Think about that. If you see a personal website with lots of ads, you know it’s a free site. So, I’m thinking MLB is selling content they get for free. It’s 100% profit for them and 100% rip-off for the fans and the radio stations. If I were selling advertising for the radio station, I could increase my ad sales by coaxing national or regional advertisers with the number of hits during games on the web. Instead, I lose revenue from advertisers who had that idea already, when my listening base decreases because it’s now a premium service sold by MLB.
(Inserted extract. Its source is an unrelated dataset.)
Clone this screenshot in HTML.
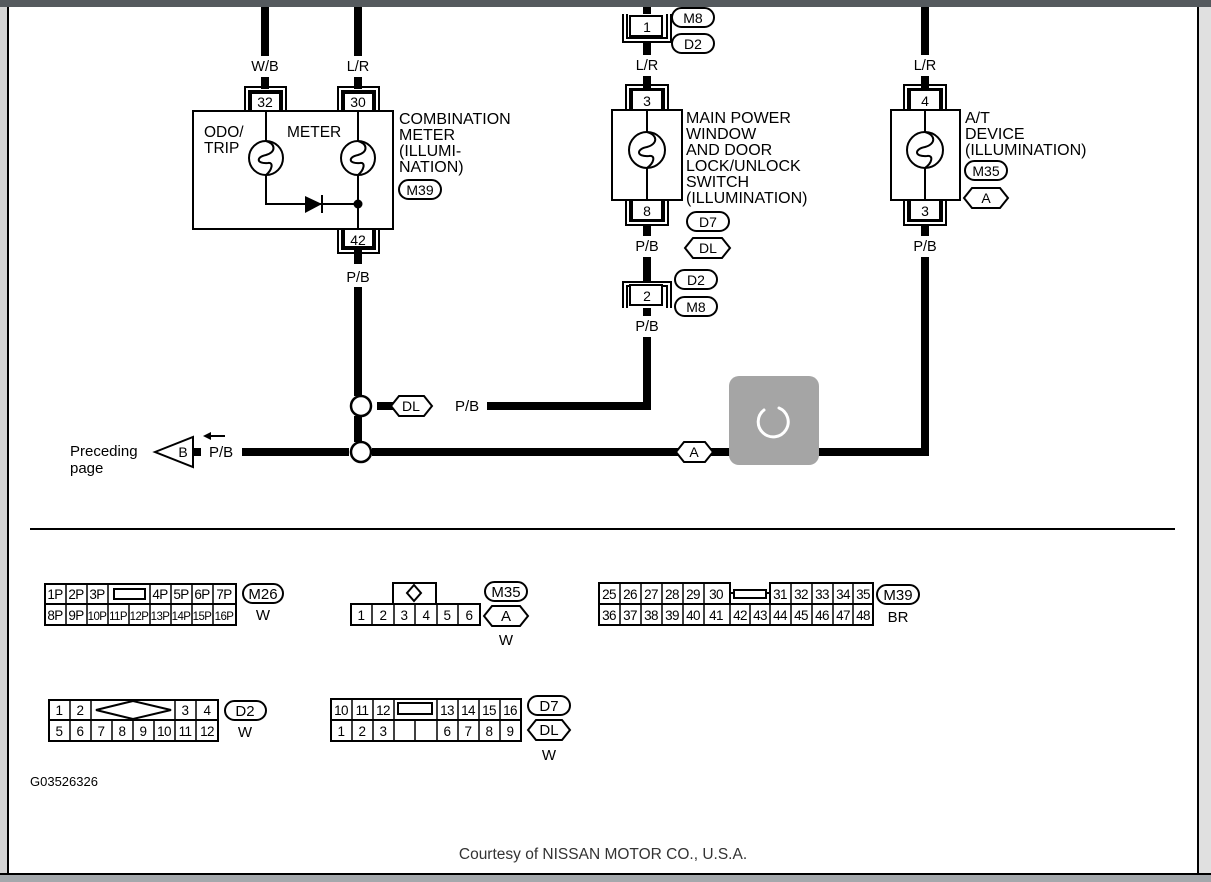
<!DOCTYPE html>
<html><head><meta charset="utf-8"><style>
html,body{margin:0;padding:0;background:#fff;}
svg{display:block;}
text{font-family:"Liberation Sans",Arial,sans-serif;fill:#000;}
</style></head><body>
<svg width="1211" height="882" viewBox="0 0 1211 882" xmlns="http://www.w3.org/2000/svg">
<rect x="0" y="0" width="1211" height="882" fill="#fff"/>
<rect x="0" y="0" width="8" height="882" fill="#d4d4d4"/>
<rect x="7" y="0" width="2" height="882" fill="#000"/>
<rect x="1199" y="0" width="12" height="882" fill="#e0e0e0"/>
<rect x="1197" y="0" width="2" height="882" fill="#000"/>
<rect x="0" y="873" width="1211" height="2" fill="#000"/>
<rect x="0" y="875" width="1211" height="7" fill="#a4a8ac"/>
<rect x="0" y="0" width="1211" height="7" fill="#555a5e"/>

<g stroke="#000" fill="none">
<g stroke-width="8">
<line x1="265" y1="7" x2="265" y2="56"/>
<line x1="265" y1="77" x2="265" y2="89"/>
<line x1="358" y1="7" x2="358" y2="56"/>
<line x1="358" y1="77" x2="358" y2="89"/>
<line x1="358" y1="250" x2="358" y2="264"/>
<line x1="358" y1="287" x2="358" y2="396"/>
<line x1="358" y1="416" x2="358" y2="442"/>
<line x1="377" y1="406" x2="396" y2="406"/>
<line x1="487" y1="406" x2="651" y2="406"/>
<line x1="647" y1="7" x2="647" y2="14"/>
<line x1="647" y1="42" x2="647" y2="55"/>
<line x1="647" y1="76" x2="647" y2="89"/>
<line x1="647" y1="225" x2="647" y2="236"/>
<line x1="647" y1="257" x2="647" y2="282"/>
<line x1="647" y1="308" x2="647" y2="316"/>
<line x1="647" y1="337" x2="647" y2="410"/>
<line x1="925" y1="7" x2="925" y2="55"/>
<line x1="925" y1="76" x2="925" y2="89"/>
<line x1="925" y1="225" x2="925" y2="236"/>
<line x1="925" y1="257" x2="925" y2="456"/>
<line x1="372" y1="452" x2="679" y2="452"/>
<line x1="711" y1="452" x2="929" y2="452"/>
<line x1="242" y1="452" x2="349" y2="452"/>
<line x1="193" y1="452" x2="201" y2="452"/>
</g>
<g stroke-width="2">
<rect x="193" y="111" width="200" height="118"/>
<path d="M245,111 V87 H286 V111 M249,111 V91 H282 V111"/>
<rect x="251" y="93" width="29" height="18" fill="#fff"/>
<path d="M338,111 V87 H379 V111 M342,111 V91 H375 V111"/>
<rect x="344" y="93" width="29" height="18" fill="#fff"/>
<path d="M338,229 V253 H379 V229 M342,229 V249 H375 V229"/>
<rect x="344" y="229" width="29" height="18" fill="#fff"/>
<line x1="266" y1="111" x2="266" y2="141"/>
<line x1="358" y1="111" x2="358" y2="141"/>
<circle cx="266" cy="158" r="17"/>
<circle cx="358" cy="158" r="17"/>
<path d="M266,141 C276,144 276,152 266,155 C256,157 256,164 268,163 C274,162 272,170 266,175"/>
<path d="M358,141 C368,144 368,152 358,155 C348,157 348,164 360,163 C366,162 364,170 358,175"/>
<path d="M266,175 V204 H358"/>
<line x1="358" y1="175" x2="358" y2="229"/>
<line x1="322" y1="195" x2="322" y2="213"/>
<rect x="612" y="110" width="70" height="90"/>
<path d="M626,110 V85 H668 V110 M630,110 V89 H664 V110"/>
<rect x="632" y="90" width="30" height="20" fill="#fff"/>
<path d="M626,200 V225 H668 V200 M630,200 V221 H664 V200"/>
<rect x="632" y="200" width="30" height="20" fill="#fff"/>
<line x1="647" y1="110" x2="647" y2="132"/>
<line x1="647" y1="168" x2="647" y2="200"/>
<circle cx="647" cy="150" r="18"/>
<path d="M647,132 C658,135 658,144 647,147 C636,149 636,157 649,156 C656,155 654,163 647,168"/>
<path d="M623,14 V42 H671 V14 M627,14 V38 H667 V14"/>
<rect x="630" y="16" width="32" height="20" fill="#fff"/>
<path d="M623,308 V282 H671 V308 M627,308 V286 H667 V308"/>
<rect x="630" y="285" width="32" height="20" fill="#fff"/>
<rect x="891" y="110" width="69" height="90"/>
<path d="M904,110 V85 H946 V110 M908,110 V89 H942 V110"/>
<rect x="910" y="90" width="30" height="20" fill="#fff"/>
<path d="M904,200 V225 H946 V200 M908,200 V221 H942 V200"/>
<rect x="910" y="200" width="30" height="20" fill="#fff"/>
<line x1="925" y1="110" x2="925" y2="132"/>
<line x1="925" y1="168" x2="925" y2="200"/>
<circle cx="925" cy="150" r="18"/>
<path d="M925,132 C936,135 936,144 925,147 C914,149 914,157 927,156 C934,155 932,163 925,168"/>
<rect x="399" y="180" width="42" height="19" rx="9.5"/>
<rect x="672" y="8" width="42" height="19" rx="9.5"/>
<rect x="672" y="34" width="42" height="19" rx="9.5"/>
<rect x="687" y="212" width="42" height="19" rx="9.5"/>
<rect x="675" y="270" width="42" height="19" rx="9.5"/>
<rect x="675" y="297" width="42" height="19" rx="9.5"/>
<rect x="965" y="161" width="42" height="19" rx="9.5"/>
<polygon points="685,248 693,238 722,238 730,248 722,258 693,258"/>
<polygon points="964,198 972,188 1000,188 1008,198 1000,208 972,208"/>
<polygon points="391,406 399,396 424,396 432,406 424,416 399,416" fill="#fff"/>
<polygon points="676,452 684,442 705,442 713,452 705,462 684,462" fill="#fff"/>
<circle cx="361" cy="406" r="10" stroke-width="2.5"/>
<circle cx="361" cy="452" r="10" stroke-width="2.5"/>
<polygon points="155,452 193,437 193,467"/>
<line x1="30" y1="529" x2="1175" y2="529"/>
</g>
</g>
<polygon points="305,196 322,204 305,213" fill="#000"/>
<circle cx="358" cy="204" r="4.5" fill="#000"/>
<path d="M205,436 H225" stroke="#000" stroke-width="2"/>
<polygon points="203,436 211,432 211,440" fill="#000"/>

<g font-size="14.5">
<text x="265" y="71" text-anchor="middle">W/B</text>
<text x="358" y="71" text-anchor="middle">L/R</text>
<text x="265" y="107" text-anchor="middle" font-size="14">32</text>
<text x="358" y="107" text-anchor="middle" font-size="14">30</text>
<text x="358" y="245" text-anchor="middle" font-size="14">42</text>
<text x="358" y="282" text-anchor="middle">P/B</text>
<text x="204" y="137" font-size="15.5">ODO/</text>
<text x="204" y="153" font-size="15.5">TRIP</text>
<text x="287" y="137" font-size="15.5">METER</text>
<g font-size="16">
<text x="399" y="124">COMBINATION</text>
<text x="399" y="140">METER</text>
<text x="399" y="156">(ILLUMI-</text>
<text x="399" y="172">NATION)</text>
<text x="686" y="123">MAIN POWER</text>
<text x="686" y="139">WINDOW</text>
<text x="686" y="155">AND DOOR</text>
<text x="686" y="171">LOCK/UNLOCK</text>
<text x="686" y="187">SWITCH</text>
<text x="686" y="203">(ILLUMINATION)</text>
<text x="965" y="123">A/T</text>
<text x="965" y="139">DEVICE</text>
<text x="965" y="155">(ILLUMINATION)</text>
</g>
<text x="420" y="195" text-anchor="middle" font-size="14">M39</text>
<text x="647" y="32" text-anchor="middle" font-size="14">1</text>
<text x="693" y="23" text-anchor="middle" font-size="14">M8</text>
<text x="693" y="49" text-anchor="middle" font-size="14">D2</text>
<text x="647" y="70" text-anchor="middle">L/R</text>
<text x="647" y="106" text-anchor="middle" font-size="14">3</text>
<text x="647" y="216" text-anchor="middle" font-size="14">8</text>
<text x="708" y="227" text-anchor="middle" font-size="14">D7</text>
<text x="708" y="253" text-anchor="middle" font-size="14">DL</text>
<text x="647" y="251" text-anchor="middle">P/B</text>
<text x="696" y="285" text-anchor="middle" font-size="14">D2</text>
<text x="696" y="312" text-anchor="middle" font-size="14">M8</text>
<text x="647" y="301" text-anchor="middle" font-size="14">2</text>
<text x="647" y="331" text-anchor="middle">P/B</text>
<text x="925" y="70" text-anchor="middle">L/R</text>
<text x="925" y="106" text-anchor="middle" font-size="14">4</text>
<text x="925" y="216" text-anchor="middle" font-size="14">3</text>
<text x="925" y="251" text-anchor="middle">P/B</text>
<text x="986" y="176" text-anchor="middle" font-size="14">M35</text>
<text x="986" y="203" text-anchor="middle" font-size="14">A</text>
<text x="411" y="411" text-anchor="middle" font-size="14">DL</text>
<text x="455" y="411" font-size="15">P/B</text>
<text x="694" y="457" text-anchor="middle" font-size="14">A</text>
<text x="183" y="457" text-anchor="middle" font-size="14">B</text>
<text x="209" y="457" font-size="15">P/B</text>
<text x="70" y="456" font-size="15">Preceding</text>
<text x="70" y="473" font-size="15">page</text>
<text x="30" y="786" font-size="13">G03526326</text>
</g>

<rect x="729" y="376" width="90" height="89" rx="10" fill="#a5a5a5"/>
<path d="M764,410 A15,15 0 1 0 779,408" stroke="#fff" stroke-width="3" fill="none" stroke-linecap="round"/>

<g stroke="#000" stroke-width="2" fill="#fff">
<rect x="45" y="584" width="191" height="41"/>
<line x1="45" y1="604" x2="236" y2="604"/>
<path d="M66,584V625 M87,584V625 M108,584V625 M150,584V625 M171,584V625 M192,584V625 M213,584V625 M129,604V625" stroke-width="1.5"/>
<rect x="114" y="589" width="31" height="10"/>
<rect x="393" y="583" width="43" height="21"/>
<polygon points="414,585 421,593 414,601 407,593"/>
<rect x="351" y="604" width="129" height="21"/>
<path d="M372,604V625 M394,604V625 M415,604V625 M437,604V625 M458,604V625" stroke-width="1.5"/>
<rect x="599" y="593" width="274" height="32"/>
<rect x="599" y="583" width="131" height="21"/>
<rect x="770" y="583" width="103" height="21"/>
<line x1="599" y1="604" x2="873" y2="604"/>
<path d="M620,583V625 M641,583V625 M662,583V625 M683,583V625 M704,583V625 M730,583V625 M750,604V625 M770,583V625 M791,583V625 M812,583V625 M833,583V625 M853,583V625" stroke-width="1.5"/>
<rect x="734" y="590" width="32" height="8"/>
<rect x="49" y="700" width="169" height="41"/>
<line x1="49" y1="720" x2="218" y2="720"/>
<path d="M70,700V741 M91,700V741 M175,700V741 M196,700V741 M112,720V741 M133,720V741 M154,720V741" stroke-width="1.5"/>
<polygon points="96,710 133,701 171,710 133,719" fill="none"/>
<rect x="331" y="699" width="190" height="42"/>
<line x1="331" y1="720" x2="521" y2="720"/>
<path d="M352,699V741 M373,699V741 M394,699V741 M437,699V741 M458,699V741 M479,699V741 M500,699V741 M415,720V741" stroke-width="1.5"/>
<rect x="398" y="703" width="34" height="11"/>
<rect x="243" y="584" width="40" height="19" rx="9.5"/>
<rect x="485" y="582" width="42" height="19" rx="9.5"/>
<polygon points="484,616 492,606 520,606 528,616 520,626 492,626"/>
<rect x="877" y="585" width="42" height="19" rx="9.5"/>
<rect x="225" y="701" width="41" height="19" rx="9.5"/>
<rect x="528" y="696" width="42" height="19" rx="9.5"/>
<polygon points="528,730 536,720 562,720 570,730 562,740 536,740"/>
</g>
<g font-size="13.5" text-anchor="middle" letter-spacing="-0.6">
<text x="55" y="599">1P</text><text x="76" y="599">2P</text><text x="97" y="599">3P</text>
<text x="160" y="599">4P</text><text x="181" y="599">5P</text><text x="202" y="599">6P</text><text x="224" y="599">7P</text>
<text x="55" y="620">8P</text><text x="76" y="620">9P</text><text x="97" y="620" font-size="11.5">10P</text><text x="118" y="620" font-size="11.5">11P</text><text x="139" y="620" font-size="11.5">12P</text><text x="160" y="620" font-size="11.5">13P</text><text x="181" y="620" font-size="11.5">14P</text><text x="202" y="620" font-size="11.5">15P</text><text x="224" y="620" font-size="11.5">16P</text>
<text x="361" y="620">1</text><text x="383" y="620">2</text><text x="404" y="620">3</text><text x="426" y="620">4</text><text x="447" y="620">5</text><text x="469" y="620">6</text>
<text x="609" y="599">25</text><text x="630" y="599">26</text><text x="651" y="599">27</text><text x="672" y="599">28</text><text x="693" y="599">29</text><text x="716" y="599">30</text>
<text x="780" y="599">31</text><text x="801" y="599">32</text><text x="822" y="599">33</text><text x="843" y="599">34</text><text x="863" y="599">35</text>
<text x="609" y="620">36</text><text x="630" y="620">37</text><text x="651" y="620">38</text><text x="672" y="620">39</text><text x="693" y="620">40</text><text x="716" y="620">41</text><text x="740" y="620">42</text><text x="760" y="620">43</text><text x="780" y="620">44</text><text x="801" y="620">45</text><text x="822" y="620">46</text><text x="843" y="620">47</text><text x="863" y="620">48</text>
<text x="59" y="715">1</text><text x="80" y="715">2</text><text x="185" y="715">3</text><text x="207" y="715">4</text>
<text x="59" y="736">5</text><text x="80" y="736">6</text><text x="101" y="736">7</text><text x="122" y="736">8</text><text x="143" y="736">9</text><text x="164" y="736">10</text><text x="185" y="736">11</text><text x="207" y="736">12</text>
<text x="341" y="715">10</text><text x="362" y="715">11</text><text x="383" y="715">12</text><text x="447" y="715">13</text><text x="468" y="715">14</text><text x="489" y="715">15</text><text x="510" y="715">16</text>
<text x="341" y="736">1</text><text x="362" y="736">2</text><text x="383" y="736">3</text><text x="447" y="736">6</text><text x="468" y="736">7</text><text x="489" y="736">8</text><text x="510" y="736">9</text>
</g>
<g font-size="15" text-anchor="middle">
<text x="263" y="599">M26</text><text x="263" y="620">W</text>
<text x="506" y="597">M35</text><text x="506" y="621">A</text><text x="506" y="645">W</text>
<text x="898" y="600">M39</text><text x="898" y="622">BR</text>
<text x="245" y="716">D2</text><text x="245" y="737">W</text>
<text x="549" y="711">D7</text><text x="549" y="735">DL</text><text x="549" y="760">W</text>
</g>
<text x="603" y="859" font-size="15.5" text-anchor="middle" style="fill:#333">Courtesy of NISSAN MOTOR CO., U.S.A.</text>
</svg>
</body></html>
Is it legal? Probably, but barely. None of us could get away with it. Is it ethical? Absolutely not. If other companies advertising has to be made available to baseball fans at a cost for the league to make ends meet, perhaps the league has outgrown what its market actually thinks its product is worth. They are exploiting fans much in the same way a drug dealer exploits addicts. Once you have a taste and really like it, they’ll charge you more and more for it. Hey, someone has to pay those MILLIONS of dollars a year salaries.
There needs to be a decent system of salary caps. Not on a per team basis, but on a per player basis. It might fix a lot of the problems with major league baseball. I mean, once you reach that ceiling, you don’t need to look at other opportunities that leave the local fans in the dust and you don’t need to increase you performance with drugs to achieve job security or to make more money than the next guy.
But until such a time that fans are no longer victims of owners and players greed, they’ll keep finding ways to charge us for new things that were free before and the obscenely wealthy will keep getting wealthier while it takes a greater portion of a fans salary to enjoy a game that used to be for everybody. But hey, people like teachers, police officers, fire fighters, they can afford that. Such important jobs are equally overpaid, right? Right?
For the average person, Baseball was a saving grace in the last economical depression. This time, for fans, it’s one of the leading causes.